Isle cord blood bank is a lifeline for patients
Hawaii parents have given 10 mainland and international patients a second chance at life with stem cells collected from the umbilical cord after their babies were born.
Umbilical donors
Parents who want to donate umbilical cord blood to the Hawaii Cord Blood Bank after their baby is delivered can obtain more information and sign up as a donor by calling 983-BANK (2265) or see www.HCBB.org.
|
"It's pretty cool, I think," said Dr. Randal Wada, molecular biologist and bone marrow transplant surgeon, who founded the nonprofit Hawaii Cord Blood Bank in 1998. "This is stuff that would have been thrown away."
Wada joined the Cancer Research Center of Hawaii in 1996 after performing the first cord blood transplant at UCLA Medical Center, on an 8-year-old boy with leukemia.

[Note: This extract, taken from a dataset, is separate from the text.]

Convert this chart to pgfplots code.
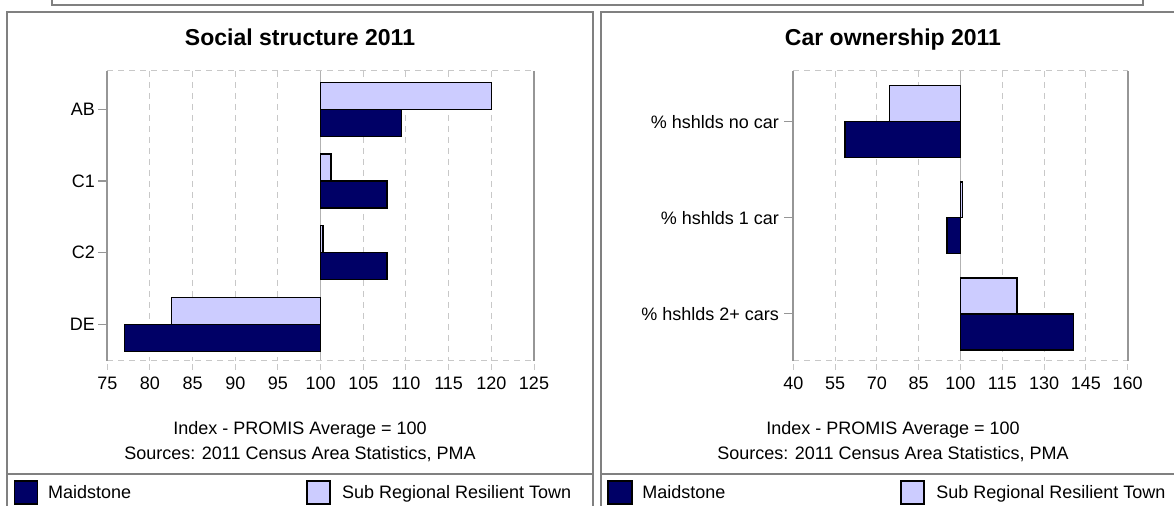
\documentclass[border=0pt]{standalone}
\usepackage{pgfplots}
\pgfplotsset{compat=1.18}
\usepackage{pgfplotstable}
\usepackage{fontspec}
\setmainfont{Liberation Sans}
\definecolor{navy}{RGB}{0,0,102}
\definecolor{lav}{RGB}{204,204,255}
\definecolor{framec}{RGB}{128,128,128}
\definecolor{gridc}{RGB}{200,200,200}
\definecolor{axc}{RGB}{150,150,150}

\pgfplotstableread{
idx maid sub
0 109.5 120.0
1 107.8 101.2
2 107.8 100.3
3 77.0 82.5
}\leftdata
\pgfplotstableread{
idx maid sub
0 58.5 74.5
1 95.2 100.8
2 140.6 120.2
}\rightdata

\pgfplotsset{
  panel/.style={
    scale only axis, height=145pt,
    y dir=reverse,
    axis line style={draw=none},
    xmajorgrids, ymajorgrids=false,
    major grid style={gridc, line width=0.5pt, dash pattern=on 3pt off 2.5pt},
    tick align=outside,
    major tick length=4.5pt,
    x tick style={gridc, line width=0.5pt, dash pattern=on 3pt off 2.5pt},
    y tick style={axc, line width=0.6pt},
    tick pos=left,
    tick label style={font=\fontsize{9}{10}\selectfont},
    xticklabel style={anchor=north, inner sep=0pt, yshift=-3.5pt},
    yticklabel style={anchor=east, inner sep=0pt, xshift=-1.5pt},
    clip=false,
  }
}

\begin{document}
\begin{tikzpicture}[x=0.5pt,y=0.5pt]
\useasboundingbox (0,0) rectangle (1174,506);
% frames
\draw[framec, line width=1pt] (52,520) -- (52,501) -- (1143,501) -- (1143,520);
\draw[framec, line width=1pt] (7,-20) -- (7,494) -- (593,494) -- (593,-20);
\draw[framec, line width=1pt] (601,-20) -- (601,494) -- (1190,494);
\draw[framec, line width=1pt] (7,32) -- (593,32);
\draw[framec, line width=1pt] (601,32) -- (1190,32);

% left axis
\begin{axis}[panel, at={(53.65pt,72.5pt)}, anchor=south west, width=213.35pt,
  xmin=-25, xmax=25, ymin=-0.534, ymax=3.51,
  xtick={-25,-20,-15,-10,-5,0,5,10,15,20,25},
  xticklabels={75,80,85,90,95,100,105,110,115,120,125},
  ytick={0,1,2,3}, yticklabels={AB,C1,C2,DE}]
\draw[gridc!70!gray, line width=0.5pt] (axis cs:0,-0.534) -- (axis cs:0,3.51);
\addplot[xbar, bar width=0.377, bar shift=-0.1885, fill=lav, draw=black, line width=0.75pt]
  table[x expr=\thisrow{sub}-100, y=idx] {\leftdata};
\addplot[xbar, bar width=0.377, bar shift=0.1885, fill=navy, draw=black, line width=0.75pt]
  table[x expr=\thisrow{maid}-100, y=idx] {\leftdata};
\draw[gridc, line width=0.5pt, dash pattern=on 3pt off 2.5pt] (rel axis cs:0,0) -- (rel axis cs:1,0);
\draw[gridc, line width=0.5pt, dash pattern=on 3pt off 2.5pt] (rel axis cs:0,1) -- (rel axis cs:1,1);
\draw[axc, line width=1pt] (rel axis cs:0,0) -- (rel axis cs:0,1);
\draw[axc, line width=1pt] (rel axis cs:1,0) -- (rel axis cs:1,1);
\end{axis}

% right axis
\begin{axis}[panel, at={(396.65pt,72.5pt)}, anchor=south west, width=167.2pt,
  xmin=-60, xmax=60, ymin=-0.526, ymax=2.49,
  xtick={-60,-45,-30,-15,0,15,30,45,60},
  xticklabels={40,55,70,85,100,115,130,145,160},
  ytick={0,1,2}, yticklabels={\% hshlds no car,\% hshlds 1 car,\% hshlds 2+ cars},
  yticklabel style={xshift=-1pt}]
\draw[gridc!70!gray, line width=0.5pt] (axis cs:0,-0.526) -- (axis cs:0,2.49);
\addplot[xbar, bar width=0.374, bar shift=-0.187, fill=lav, draw=black, line width=0.75pt]
  table[x expr=\thisrow{sub}-100, y=idx] {\rightdata};
\addplot[xbar, bar width=0.374, bar shift=0.187, fill=navy, draw=black, line width=0.75pt]
  table[x expr=\thisrow{maid}-100, y=idx] {\rightdata};
\draw[gridc, line width=0.5pt, dash pattern=on 3pt off 2.5pt] (rel axis cs:0,0) -- (rel axis cs:1,0);
\draw[gridc, line width=0.5pt, dash pattern=on 3pt off 2.5pt] (rel axis cs:0,1) -- (rel axis cs:1,1);
\draw[axc, line width=1pt] (rel axis cs:0,0) -- (rel axis cs:0,1);
\draw[axc, line width=1pt] (rel axis cs:1,0) -- (rel axis cs:1,1);
\end{axis}

% titles and notes
\node[anchor=base, font=\fontsize{11.5}{13}\selectfont\bfseries] at (300,460.8) {Social structure 2011};
\node[anchor=base, font=\fontsize{11.5}{13}\selectfont\bfseries] at (893,460.8) {Car ownership 2011};
\node[anchor=base, font=\fontsize{9}{10}\selectfont] at (300,71.5) {Index - PROMIS Average = 100};
\node[anchor=base, font=\fontsize{9}{10}\selectfont] at (300,46.5) {Sources: 2011 Census Area Statistics, PMA};
\node[anchor=base, font=\fontsize{9}{10}\selectfont] at (893,71.5) {Index - PROMIS Average = 100};
\node[anchor=base, font=\fontsize{9}{10}\selectfont] at (893,46.5) {Sources: 2011 Census Area Statistics, PMA};

% legends
\draw[black, fill=navy, line width=0.6pt] (14.5,2) rectangle (37.5,25);
\node[anchor=base west, inner sep=0pt, font=\fontsize{9}{10}\selectfont] at (47.8,7) {Maidstone};
\draw[black, fill=lav, line width=0.6pt] (307,2) rectangle (330,25);
\node[anchor=base west, inner sep=0pt, font=\fontsize{9}{10}\selectfont] at (341.7,7) {Sub Regional Resilient Town};
\draw[black, fill=navy, line width=0.6pt] (608,2) rectangle (632,25);
\node[anchor=base west, inner sep=0pt, font=\fontsize{9}{10}\selectfont] at (642,7) {Maidstone};
\draw[black, fill=lav, line width=0.6pt] (901,2) rectangle (924,25);
\node[anchor=base west, inner sep=0pt, font=\fontsize{9}{10}\selectfont] at (936,7) {Sub Regional Resilient Town};
\end{tikzpicture}
\end{document}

He worked with the Kapiolani Medical Center for Women & Children to establish a Hawaii Cord Blood Bank.
He said the 10th match recently was made to a patient from Hawaii's stored cord blood cells although the inventory of about 550 units is small.

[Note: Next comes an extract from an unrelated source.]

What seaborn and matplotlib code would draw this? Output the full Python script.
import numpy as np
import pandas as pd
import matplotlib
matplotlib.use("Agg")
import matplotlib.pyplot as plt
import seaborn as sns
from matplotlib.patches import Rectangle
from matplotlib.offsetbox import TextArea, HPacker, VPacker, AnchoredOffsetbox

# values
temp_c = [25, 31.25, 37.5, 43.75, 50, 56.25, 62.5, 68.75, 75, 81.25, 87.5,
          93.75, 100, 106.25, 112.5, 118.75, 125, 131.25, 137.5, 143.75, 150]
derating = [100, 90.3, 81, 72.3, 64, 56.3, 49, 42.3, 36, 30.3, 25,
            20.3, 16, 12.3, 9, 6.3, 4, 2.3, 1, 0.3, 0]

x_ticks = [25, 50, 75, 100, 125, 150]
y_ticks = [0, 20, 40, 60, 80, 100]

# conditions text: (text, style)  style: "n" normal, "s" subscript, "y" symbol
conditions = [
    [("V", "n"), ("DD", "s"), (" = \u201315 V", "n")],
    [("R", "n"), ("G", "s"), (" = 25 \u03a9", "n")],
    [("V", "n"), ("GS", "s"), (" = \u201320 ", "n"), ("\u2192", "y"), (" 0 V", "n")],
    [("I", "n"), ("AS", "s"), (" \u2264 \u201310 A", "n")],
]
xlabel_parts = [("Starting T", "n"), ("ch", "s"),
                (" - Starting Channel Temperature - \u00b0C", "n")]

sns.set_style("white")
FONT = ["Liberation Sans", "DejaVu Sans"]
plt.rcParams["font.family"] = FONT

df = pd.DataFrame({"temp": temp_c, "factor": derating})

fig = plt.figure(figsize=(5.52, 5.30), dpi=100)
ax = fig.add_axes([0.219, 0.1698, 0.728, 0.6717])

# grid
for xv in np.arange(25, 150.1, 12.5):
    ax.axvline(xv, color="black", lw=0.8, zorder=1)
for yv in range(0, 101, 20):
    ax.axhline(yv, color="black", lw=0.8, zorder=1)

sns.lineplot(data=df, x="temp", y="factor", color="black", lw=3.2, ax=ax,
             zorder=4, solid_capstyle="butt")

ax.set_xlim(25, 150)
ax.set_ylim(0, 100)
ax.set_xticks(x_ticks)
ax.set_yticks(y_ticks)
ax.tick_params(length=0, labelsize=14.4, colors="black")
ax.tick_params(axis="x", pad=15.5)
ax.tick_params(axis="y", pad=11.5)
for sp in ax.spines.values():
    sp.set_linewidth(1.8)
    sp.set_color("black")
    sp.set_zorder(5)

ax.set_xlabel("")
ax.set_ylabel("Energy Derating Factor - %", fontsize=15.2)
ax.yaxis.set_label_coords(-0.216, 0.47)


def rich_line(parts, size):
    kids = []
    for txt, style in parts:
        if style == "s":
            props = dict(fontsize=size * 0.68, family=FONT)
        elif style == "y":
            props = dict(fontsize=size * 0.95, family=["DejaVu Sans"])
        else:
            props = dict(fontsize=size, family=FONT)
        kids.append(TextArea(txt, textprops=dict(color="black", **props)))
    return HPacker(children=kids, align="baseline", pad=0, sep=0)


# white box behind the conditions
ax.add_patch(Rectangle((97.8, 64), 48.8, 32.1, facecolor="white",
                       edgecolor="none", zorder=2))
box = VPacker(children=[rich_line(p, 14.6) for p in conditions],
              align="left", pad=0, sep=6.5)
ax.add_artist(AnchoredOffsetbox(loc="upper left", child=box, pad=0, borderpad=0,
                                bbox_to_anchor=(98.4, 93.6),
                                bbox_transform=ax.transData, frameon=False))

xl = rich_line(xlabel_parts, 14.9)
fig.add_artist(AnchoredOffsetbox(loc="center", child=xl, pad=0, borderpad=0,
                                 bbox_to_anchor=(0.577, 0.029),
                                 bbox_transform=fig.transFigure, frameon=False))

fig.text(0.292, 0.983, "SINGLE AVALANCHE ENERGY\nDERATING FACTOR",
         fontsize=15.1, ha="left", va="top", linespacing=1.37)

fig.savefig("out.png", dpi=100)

"Of the ones we got feedback on, patients are doing fine," he said. "About half of them are adults."
Cord blood banks fluctuate from 1 percent to 2 percent utilization of inventory, depending on size, and the Hawaii Cord Blood Bank has about 1 percent utilization, Wada said.
Even though Hawaii's inventory is small, most of the cord blood units represent minority donors, he said. "That part is significant because it definitely fills a niche not being served by other places."
Umbilical cords usually are discarded, but they contain the same kind of life-giving stem cells as bone marrow to treat patients with leukemia, lymphoma and other potentially fatal blood diseases.
Stem cells can develop into different cell types and serve as "a repair system" for the body when transplanted to replace a patient's unhealthy blood cells, says the National Institutes for Health.
A cord blood unit contains stem cells from one umbilical cord. Units are being collected through efforts of more than 100 Oahu obstetricians and nursing staffs at Kapiolani Medical Center for Women & Children, Kaiser Medical Center, the Queen's Medical Center and Tripler Army Medical Center.
Wada is medical director of the Hawaii Bone Marrow Donor Registry at St. Francis Medical Center and of the Hawaii Cord Blood Bank. Lynette Matsumoto is coordinator of the Cord Blood Bank, and Lisa Wong-Yamamoto, Kapiolani labor and delivery nurse, is a nurse educator.
"I can't say enough about them," Wada said, adding that the medical community is enthusiastic about the program.
The Blood Bank of Hawaii transports the cells to the Puget Sound Blood Center in Seattle where they are processed, stored and entered into the National Marrow Donor Program's cord blood database. They are available to any patient seeking a match.
Wada said the 10 matches with Hawaii umbilical cord blood cells "show that we're all tied together. ... We're all part of the same family. That's very satisfying to me."
The Hawaii Cord Blood Bank is one of several dozen in the country. "This is a kind of key time in the history of this," Wada said, because of legislation establishing a national cord blood bank program.
Hawaii can now apply through the Puget Sound Blood Center to the National Cord Blood Bank for funding from $10 million attached to the bill, he said. The money is to go to all member cord blood banks to help them increase their inventories, he said.
"To me it just feels good. This is one of those times we've been ahead of the curve," Wada said. "In 1996-97 we started thinking maybe we ought to start saving this stuff, and now in an act by Congress, it's a good thing."